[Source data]
----
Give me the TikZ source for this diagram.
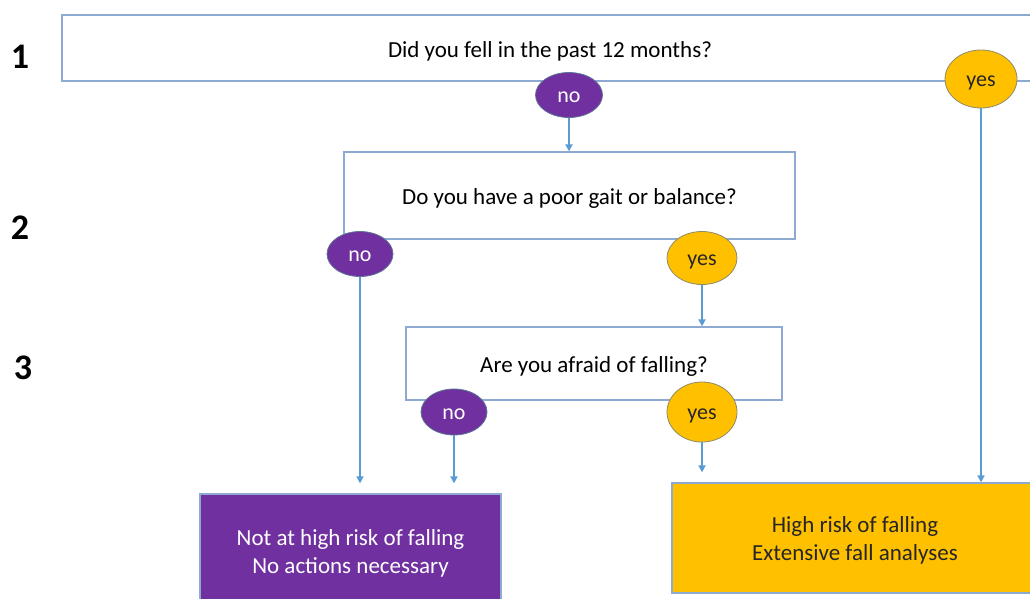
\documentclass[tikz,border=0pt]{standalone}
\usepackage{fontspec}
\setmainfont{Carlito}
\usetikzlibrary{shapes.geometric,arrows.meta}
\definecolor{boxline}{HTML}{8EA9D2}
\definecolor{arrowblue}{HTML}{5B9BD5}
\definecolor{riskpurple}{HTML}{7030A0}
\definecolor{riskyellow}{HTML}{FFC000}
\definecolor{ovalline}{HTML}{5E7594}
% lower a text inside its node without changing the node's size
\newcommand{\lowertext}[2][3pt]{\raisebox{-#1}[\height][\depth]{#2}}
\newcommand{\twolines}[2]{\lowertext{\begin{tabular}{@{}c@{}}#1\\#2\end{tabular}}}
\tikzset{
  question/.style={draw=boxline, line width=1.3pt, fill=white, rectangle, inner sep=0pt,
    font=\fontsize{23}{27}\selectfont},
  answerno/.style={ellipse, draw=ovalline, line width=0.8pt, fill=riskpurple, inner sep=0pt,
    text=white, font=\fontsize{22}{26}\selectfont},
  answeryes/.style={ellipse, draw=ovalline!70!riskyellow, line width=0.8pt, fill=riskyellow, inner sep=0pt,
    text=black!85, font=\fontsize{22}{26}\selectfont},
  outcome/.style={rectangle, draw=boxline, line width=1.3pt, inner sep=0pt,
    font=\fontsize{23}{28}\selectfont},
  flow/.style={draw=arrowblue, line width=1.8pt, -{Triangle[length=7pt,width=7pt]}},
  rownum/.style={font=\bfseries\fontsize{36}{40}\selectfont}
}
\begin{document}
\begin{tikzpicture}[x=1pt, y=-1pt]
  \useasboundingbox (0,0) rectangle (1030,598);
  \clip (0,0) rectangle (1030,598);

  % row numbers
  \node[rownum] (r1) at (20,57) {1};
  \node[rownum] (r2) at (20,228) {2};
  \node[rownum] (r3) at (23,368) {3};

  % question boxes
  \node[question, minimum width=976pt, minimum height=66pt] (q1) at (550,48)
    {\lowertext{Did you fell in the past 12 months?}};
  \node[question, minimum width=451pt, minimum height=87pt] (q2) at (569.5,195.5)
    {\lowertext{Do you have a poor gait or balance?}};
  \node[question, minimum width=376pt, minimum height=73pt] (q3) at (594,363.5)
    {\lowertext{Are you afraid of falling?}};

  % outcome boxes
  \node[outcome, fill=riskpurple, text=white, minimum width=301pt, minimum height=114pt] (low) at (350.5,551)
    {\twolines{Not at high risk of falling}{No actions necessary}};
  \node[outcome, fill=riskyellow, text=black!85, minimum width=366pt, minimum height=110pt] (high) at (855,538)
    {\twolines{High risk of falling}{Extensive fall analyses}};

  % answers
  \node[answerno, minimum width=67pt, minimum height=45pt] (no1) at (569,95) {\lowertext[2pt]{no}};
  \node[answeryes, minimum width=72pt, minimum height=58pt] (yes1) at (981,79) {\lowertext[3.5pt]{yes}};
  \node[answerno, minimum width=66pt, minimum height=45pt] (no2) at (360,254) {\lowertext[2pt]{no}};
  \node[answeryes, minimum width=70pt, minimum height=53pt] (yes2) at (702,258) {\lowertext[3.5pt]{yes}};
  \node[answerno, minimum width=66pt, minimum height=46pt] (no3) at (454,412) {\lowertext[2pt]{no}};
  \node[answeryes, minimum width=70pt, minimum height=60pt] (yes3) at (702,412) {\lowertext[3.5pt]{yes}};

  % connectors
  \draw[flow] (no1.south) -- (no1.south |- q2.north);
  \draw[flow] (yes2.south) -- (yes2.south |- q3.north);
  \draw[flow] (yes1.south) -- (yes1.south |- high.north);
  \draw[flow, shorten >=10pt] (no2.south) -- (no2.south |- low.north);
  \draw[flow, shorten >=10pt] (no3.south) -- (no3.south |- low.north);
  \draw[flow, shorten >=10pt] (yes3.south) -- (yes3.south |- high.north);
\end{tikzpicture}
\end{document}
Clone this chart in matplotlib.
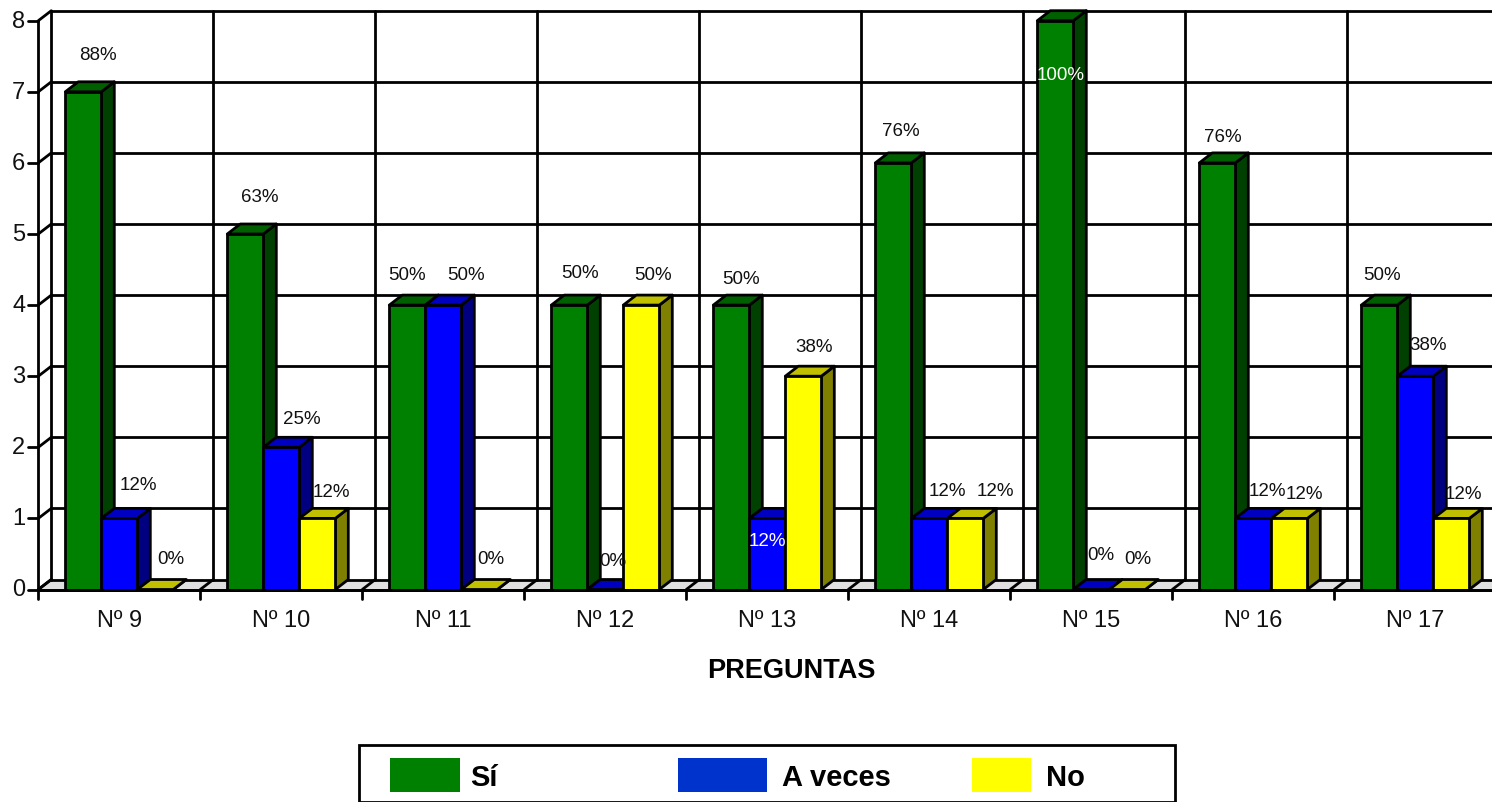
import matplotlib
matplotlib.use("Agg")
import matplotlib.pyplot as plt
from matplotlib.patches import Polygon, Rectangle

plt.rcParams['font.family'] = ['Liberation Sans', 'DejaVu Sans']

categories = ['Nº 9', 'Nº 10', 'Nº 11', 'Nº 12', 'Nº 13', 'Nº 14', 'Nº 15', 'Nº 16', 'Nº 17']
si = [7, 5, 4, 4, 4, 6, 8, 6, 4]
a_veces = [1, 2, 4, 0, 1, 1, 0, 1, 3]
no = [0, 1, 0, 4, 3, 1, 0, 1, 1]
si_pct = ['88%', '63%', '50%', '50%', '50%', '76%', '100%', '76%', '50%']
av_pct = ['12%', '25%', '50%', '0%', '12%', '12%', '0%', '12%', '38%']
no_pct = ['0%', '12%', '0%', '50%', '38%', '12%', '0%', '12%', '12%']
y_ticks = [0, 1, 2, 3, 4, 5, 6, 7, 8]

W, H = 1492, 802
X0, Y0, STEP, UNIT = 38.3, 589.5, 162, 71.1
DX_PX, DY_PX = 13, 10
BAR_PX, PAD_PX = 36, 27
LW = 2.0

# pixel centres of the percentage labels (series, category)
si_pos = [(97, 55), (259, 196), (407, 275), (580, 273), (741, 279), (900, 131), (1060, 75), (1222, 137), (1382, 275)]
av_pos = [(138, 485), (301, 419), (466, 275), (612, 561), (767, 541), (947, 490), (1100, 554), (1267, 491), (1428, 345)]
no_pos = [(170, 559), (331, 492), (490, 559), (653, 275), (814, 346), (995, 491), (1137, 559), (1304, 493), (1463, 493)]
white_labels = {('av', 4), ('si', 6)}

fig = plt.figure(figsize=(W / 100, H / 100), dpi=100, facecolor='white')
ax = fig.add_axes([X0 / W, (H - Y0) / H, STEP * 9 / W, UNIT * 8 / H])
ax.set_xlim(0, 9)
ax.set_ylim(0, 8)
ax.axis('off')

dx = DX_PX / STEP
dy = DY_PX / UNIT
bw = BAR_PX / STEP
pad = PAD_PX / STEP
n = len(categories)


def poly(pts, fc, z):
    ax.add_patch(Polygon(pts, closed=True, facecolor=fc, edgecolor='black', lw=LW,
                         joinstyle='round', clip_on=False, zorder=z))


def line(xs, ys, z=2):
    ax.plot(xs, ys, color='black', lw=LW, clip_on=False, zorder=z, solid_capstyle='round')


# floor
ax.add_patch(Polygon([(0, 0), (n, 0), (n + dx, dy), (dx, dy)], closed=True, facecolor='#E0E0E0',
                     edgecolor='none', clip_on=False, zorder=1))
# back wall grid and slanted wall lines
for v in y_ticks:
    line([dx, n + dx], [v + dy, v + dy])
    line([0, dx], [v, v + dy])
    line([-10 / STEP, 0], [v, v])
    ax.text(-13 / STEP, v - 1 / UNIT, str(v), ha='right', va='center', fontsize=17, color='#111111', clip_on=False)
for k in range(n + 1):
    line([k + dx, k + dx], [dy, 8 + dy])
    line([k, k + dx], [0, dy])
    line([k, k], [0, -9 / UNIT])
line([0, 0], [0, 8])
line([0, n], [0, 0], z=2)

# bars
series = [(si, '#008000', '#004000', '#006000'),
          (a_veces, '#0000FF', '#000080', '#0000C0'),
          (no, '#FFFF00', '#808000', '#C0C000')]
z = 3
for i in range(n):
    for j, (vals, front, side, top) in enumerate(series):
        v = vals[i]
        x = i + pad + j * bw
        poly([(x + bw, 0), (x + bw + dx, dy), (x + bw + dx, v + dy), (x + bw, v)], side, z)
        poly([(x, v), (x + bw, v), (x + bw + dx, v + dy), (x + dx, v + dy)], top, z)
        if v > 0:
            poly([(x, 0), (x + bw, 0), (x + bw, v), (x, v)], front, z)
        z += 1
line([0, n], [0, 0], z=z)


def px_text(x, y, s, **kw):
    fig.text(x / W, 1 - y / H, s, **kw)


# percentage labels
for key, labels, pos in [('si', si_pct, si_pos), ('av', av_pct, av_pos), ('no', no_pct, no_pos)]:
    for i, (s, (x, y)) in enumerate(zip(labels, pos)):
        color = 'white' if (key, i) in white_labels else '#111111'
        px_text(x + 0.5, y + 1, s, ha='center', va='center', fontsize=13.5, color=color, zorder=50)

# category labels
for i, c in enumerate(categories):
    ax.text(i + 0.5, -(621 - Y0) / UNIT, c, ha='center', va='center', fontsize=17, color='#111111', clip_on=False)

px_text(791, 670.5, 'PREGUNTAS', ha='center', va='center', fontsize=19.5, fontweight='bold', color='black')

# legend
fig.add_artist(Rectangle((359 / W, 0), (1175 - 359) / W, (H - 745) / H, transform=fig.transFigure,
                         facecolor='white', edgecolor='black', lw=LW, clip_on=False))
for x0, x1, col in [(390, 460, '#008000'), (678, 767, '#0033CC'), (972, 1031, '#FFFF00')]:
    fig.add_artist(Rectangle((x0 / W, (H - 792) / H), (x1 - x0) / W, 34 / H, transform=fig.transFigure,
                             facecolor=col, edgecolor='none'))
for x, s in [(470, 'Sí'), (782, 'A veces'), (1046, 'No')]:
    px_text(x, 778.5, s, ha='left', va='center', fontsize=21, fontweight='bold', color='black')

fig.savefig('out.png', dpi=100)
----
> PROBLEM TO WORK ON
From the line with "Clone this chart in matplotlib." to the line with "n = len(categories)", set down those lines word for word and only those, counting both ends. Pictures stay out of the copy.

> COMPLETE OUTPUT
Clone this chart in matplotlib.
import matplotlib
matplotlib.use("Agg")
import matplotlib.pyplot as plt
from matplotlib.patches import Polygon, Rectangle

plt.rcParams['font.family'] = ['Liberation Sans', 'DejaVu Sans']

categories = ['Nº 9', 'Nº 10', 'Nº 11', 'Nº 12', 'Nº 13', 'Nº 14', 'Nº 15', 'Nº 16', 'Nº 17']
si = [7, 5, 4, 4, 4, 6, 8, 6, 4]
a_veces = [1, 2, 4, 0, 1, 1, 0, 1, 3]
no = [0, 1, 0, 4, 3, 1, 0, 1, 1]
si_pct = ['88%', '63%', '50%', '50%', '50%', '76%', '100%', '76%', '50%']
av_pct = ['12%', '25%', '50%', '0%', '12%', '12%', '0%', '12%', '38%']
no_pct = ['0%', '12%', '0%', '50%', '38%', '12%', '0%', '12%', '12%']
y_ticks = [0, 1, 2, 3, 4, 5, 6, 7, 8]

W, H = 1492, 802
X0, Y0, STEP, UNIT = 38.3, 589.5, 162, 71.1
DX_PX, DY_PX = 13, 10
BAR_PX, PAD_PX = 36, 27
LW = 2.0

# pixel centres of the percentage labels (series, category)
si_pos = [(97, 55), (259, 196), (407, 275), (580, 273), (741, 279), (900, 131), (1060, 75), (1222, 137), (1382, 275)]
av_pos = [(138, 485), (301, 419), (466, 275), (612, 561), (767, 541), (947, 490), (1100, 554), (1267, 491), (1428, 345)]
no_pos = [(170, 559), (331, 492), (490, 559), (653, 275), (814, 346), (995, 491), (1137, 559), (1304, 493), (1463, 493)]
white_labels = {('av', 4), ('si', 6)}

fig = plt.figure(figsize=(W / 100, H / 100), dpi=100, facecolor='white')
ax = fig.add_axes([X0 / W, (H - Y0) / H, STEP * 9 / W, UNIT * 8 / H])
ax.set_xlim(0, 9)
ax.set_ylim(0, 8)
ax.axis('off')

dx = DX_PX / STEP
dy = DY_PX / UNIT
bw = BAR_PX / STEP
pad = PAD_PX / STEP
n = len(categories)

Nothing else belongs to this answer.